Before starting, make sure you’re familiar with CloudQuery core concepts and have completed the Getting Started guide.

Prerequisites:

Go installed (Go Tutorial, A Tour of Go)
CloudQuery CLI installed

Scaffold a New Integration

The cq-scaffold tool generates a new Go source integration with all the boilerplate. Download it from the releases page, or install via Homebrew on macOS:


brew install cloudquery/tap/scaffold

Create a new integration (replace <org> and <name> with your GitHub org and integration name):


cq-scaffold source <org> <name>
cd cq-source-<name>
go mod tidy

The scaffold tool only generates Go source integrations. For other languages, see the Python, JavaScript, or Java guides.

Project Structure

Here’s the structure of the xkcd integration, which is representative of a typical Go source integration:


plugins/source/xkcd/
├── main.go                  # Entry point
├── go.mod                   # SDK dependency (plugin-sdk/v4)
├── plugin/
│   └── plugin.go            # Name, version, kind, team constants
├── client/
│   ├── client.go            # Client struct (implements schema.ClientMeta)
│   ├── spec.go              # Configuration spec
│   └── testing.go           # Mock client constructor used in table unit tests
├── internal/xkcd/
│   └── xkcd.go              # HTTP client + Comic struct
└── resources/
    ├── plugin/
    │   ├── plugin.go         # Creates plugin via plugin.NewPlugin()
    │   └── client.go         # Configure function, Sync, Tables
    └── services/
        ├── comic.go          # Table definition + resolver
        └── comic_test.go     # Tests

A CloudQuery integration has several distinct components. Here’s what each part does and how they fit together:

main.go: the entry point. It creates the integration and starts serving it over gRPC. You rarely need to modify this file.
plugin/: defines constants like the integration name, version, team, and kind (source). These identify your integration on the CloudQuery Hub.
client/: the Client is a struct that stores everything your resolvers need: an authenticated API client, configuration values, a logger, etc. Every resolver receives the Client so it can make API calls. The Spec is a struct matching the user’s YAML configuration. It defines what settings your integration accepts (API keys, endpoints, concurrency, etc.).
internal/xkcd/ (or internal/<api_name>/): your raw API client code. This is where you make HTTP calls to the third-party API, handle authentication headers, parse responses, and define the response structs. Keeping this separate from the CloudQuery-specific code means you can test and reuse it independently.
resources/plugin/: the Configure function lives here. It’s called once when a sync starts: it parses the user’s spec, creates the API client, sets up the scheduler, and returns a plugin.Client that the SDK uses to run the sync.
resources/services/: one file per table. Each file defines a table (the name, columns, and how they map to your API response struct) and a resolver (the function that actually calls the API and sends results back to CloudQuery). The resolver is the heart of each table: it’s where you make API calls, handle pagination, and stream results to the destination.

How It All Connects

Before reading the code, it helps to understand the flow of what happens when a user runs cloudquery sync:

The CLI starts your integration as a separate process (or connects to it over gRPC if you’re running it locally)
Your main.go creates the integration and starts the gRPC server
The CLI sends the user’s spec configuration to your Configure function
Configure parses the spec, validates it, creates an authenticated API client, and returns a plugin.Client
The CLI asks your integration for its list of tables, then for each table, calls the table’s resolver
Each resolver fetches data from the API and sends results over a channel. The SDK handles writing them to the destination.

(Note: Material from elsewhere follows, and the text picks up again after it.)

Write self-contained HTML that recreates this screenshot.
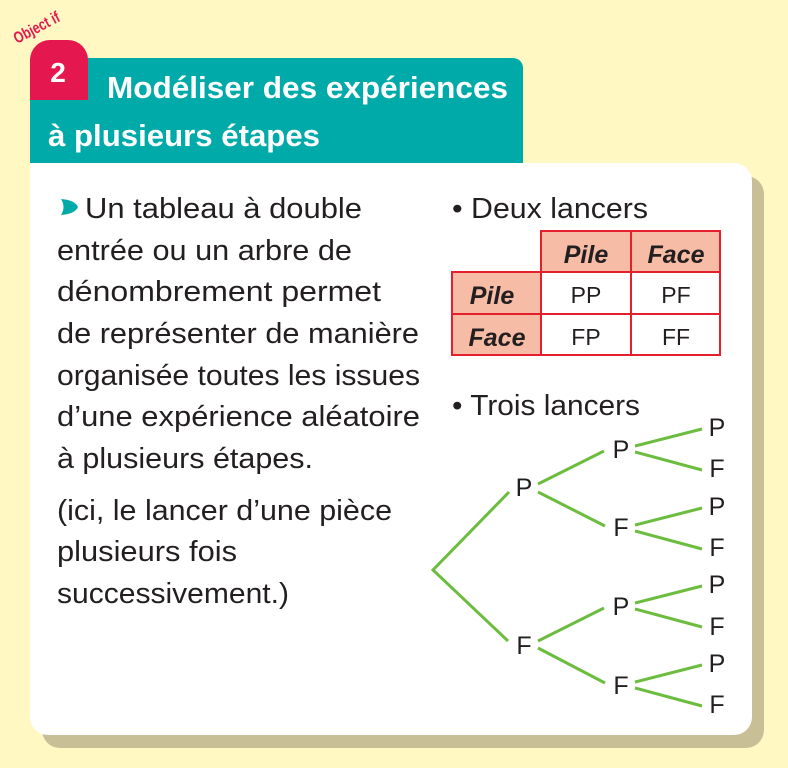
<!DOCTYPE html>
<html><head><meta charset="utf-8"><style>
html,body{margin:0;padding:0;background:#fff8c3;}
svg{display:block}
</style></head><body>
<svg width="788" height="768" viewBox="0 0 788 768" xmlns="http://www.w3.org/2000/svg" font-family="Liberation Sans, sans-serif">
<rect width="788" height="768" fill="#fff8c3"/>
<rect x="42" y="176" width="722" height="572" rx="18" fill="#c9bf97"/>
<rect x="30" y="163" width="722" height="572" rx="18" fill="#fff"/>
<rect x="30" y="163" width="30" height="30" fill="#fff"/>
<path d="M30 58 H513 a10 10 0 0 1 10 10 V163 H30 Z" fill="#00aaa9"/>
<path d="M30 100 V60 a20 20 0 0 1 20 -20 H68 a20 20 0 0 1 20 20 V100 Z" fill="#e5174f"/>
<text x="58" y="82" fill="#fff" font-size="28" font-weight="bold" text-anchor="middle">2</text>
<text x="17" y="44" fill="#e5174f" font-size="16" font-weight="bold" transform="rotate(-28 17 44)" textLength="50" lengthAdjust="spacingAndGlyphs">Object if</text>
<text x="107" y="98" fill="#fff" font-size="31" font-weight="bold" textLength="401" lengthAdjust="spacingAndGlyphs">Modéliser des expériences</text>
<text x="48" y="146" fill="#fff" font-size="31" font-weight="bold" textLength="272" lengthAdjust="spacingAndGlyphs">à plusieurs étapes</text>
<path d="M61 199 Q75 200 78 207 Q75 214 61 215 Q66 207 61 199 Z" fill="#00aaa9"/>
<g fill="#231f20" font-size="29">
<text x="85" y="218" textLength="277" lengthAdjust="spacingAndGlyphs">Un tableau à double</text>
<text x="57" y="260" textLength="295" lengthAdjust="spacingAndGlyphs">entrée ou un arbre de</text>
<text x="57" y="301" textLength="324" lengthAdjust="spacingAndGlyphs">dénombrement permet</text>
<text x="57" y="343" textLength="362" lengthAdjust="spacingAndGlyphs">de représenter de manière</text>
<text x="57" y="385" textLength="363" lengthAdjust="spacingAndGlyphs">organisée toutes les issues</text>
<text x="57" y="426" textLength="363" lengthAdjust="spacingAndGlyphs">d’une expérience aléatoire</text>
<text x="57" y="468" textLength="256" lengthAdjust="spacingAndGlyphs">à plusieurs étapes.</text>
<text x="57" y="520" textLength="335" lengthAdjust="spacingAndGlyphs">(ici, le lancer d’une pièce</text>
<text x="57" y="561" textLength="180" lengthAdjust="spacingAndGlyphs">plusieurs fois</text>
<text x="57" y="603" textLength="232" lengthAdjust="spacingAndGlyphs">successivement.)</text>
<text x="452" y="218" textLength="196" lengthAdjust="spacingAndGlyphs">• Deux lancers</text>
<text x="452" y="415" textLength="188" lengthAdjust="spacingAndGlyphs">• Trois lancers</text>
</g>
<g stroke="#e3202b" stroke-width="2">
<rect x="541" y="231" width="179" height="41" fill="#f6bca6"/>
<rect x="452" y="272" width="89" height="83" fill="#f6bca6"/>
<rect x="541" y="272" width="179" height="83" fill="#fff"/>
<line x1="631" y1="231" x2="631" y2="355"/>
<line x1="452" y1="314" x2="720" y2="314"/>
</g>
<g fill="#231f20" font-size="25" text-anchor="middle">
<text x="586" y="263" font-style="italic" font-weight="bold">Pile</text>
<text x="676" y="263" font-style="italic" font-weight="bold">Face</text>
<text x="492" y="304" font-style="italic" font-weight="bold">Pile</text>
<text x="497" y="346" font-style="italic" font-weight="bold">Face</text>
<text x="586" y="303" font-size="23">PP</text>
<text x="676" y="303" font-size="23">PF</text>
<text x="586" y="345" font-size="23">FP</text>
<text x="676" y="345" font-size="23">FF</text>
</g>
<g stroke="#6cbd3f" stroke-width="3" fill="none">
<polyline points="509,492 433,570 508,641"/>
<line x1="538" y1="484" x2="604" y2="451"/><line x1="538" y1="492" x2="605" y2="526"/>
<line x1="538" y1="641" x2="604" y2="608"/><line x1="538" y1="648" x2="605" y2="683"/>
<line x1="635" y1="446" x2="702" y2="429"/><line x1="635" y1="452" x2="702" y2="470"/>
<line x1="635" y1="525" x2="702" y2="508"/><line x1="635" y1="531" x2="702" y2="549"/>
<line x1="635" y1="603" x2="702" y2="586"/><line x1="635" y1="609" x2="702" y2="627"/>
<line x1="635" y1="682" x2="702" y2="665"/><line x1="635" y1="688" x2="702" y2="706"/>
</g>
<g fill="#231f20" font-size="25" text-anchor="middle">
<text x="524" y="496">P</text><text x="524" y="654">F</text>
<text x="621" y="458">P</text><text x="621" y="536">F</text>
<text x="621" y="615">P</text><text x="621" y="694">F</text>
<text x="717" y="436">P</text><text x="717" y="477">F</text>
<text x="717" y="515">P</text><text x="717" y="556">F</text>
<text x="717" y="593">P</text><text x="717" y="635">F</text>
<text x="717" y="672">P</text><text x="717" y="713">F</text>
</g>
</svg>
</body></html>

This flow means your main implementation work is in two places: the Configure function (parsing configuration and creating the API client) and the resolvers (fetching data from the API).

Entry Point

The main.go creates and serves the integration. This is boilerplate that you rarely need to modify. It wires together the serve package and your integration:


package main
 
import (
	"context"
	"log"
 
	"github.com/cloudquery/plugin-sdk/v4/serve"
	plugin "github.com/cloudquery/<org>/cq-source-<name>/resources/plugin"
)
 
func main() {
	p := serve.Plugin(plugin.Plugin())
	if err := p.Serve(context.Background()); err != nil {
		log.Fatalf("failed to serve plugin: %v", err)
	}
}

Note that main.go imports from resources/plugin — the package that creates the full integration with Sync, Tables, and Close methods. The top-level plugin/ directory only holds name, version, and kind constants. This is a common point of confusion in the project layout.

Integration Setup

Both resources/plugin/plugin.go and resources/plugin/client.go live in the same Go package (package plugin). The plugin.go file creates the integration; client.go holds the SDK-facing client struct and all the methods the SDK calls at sync time.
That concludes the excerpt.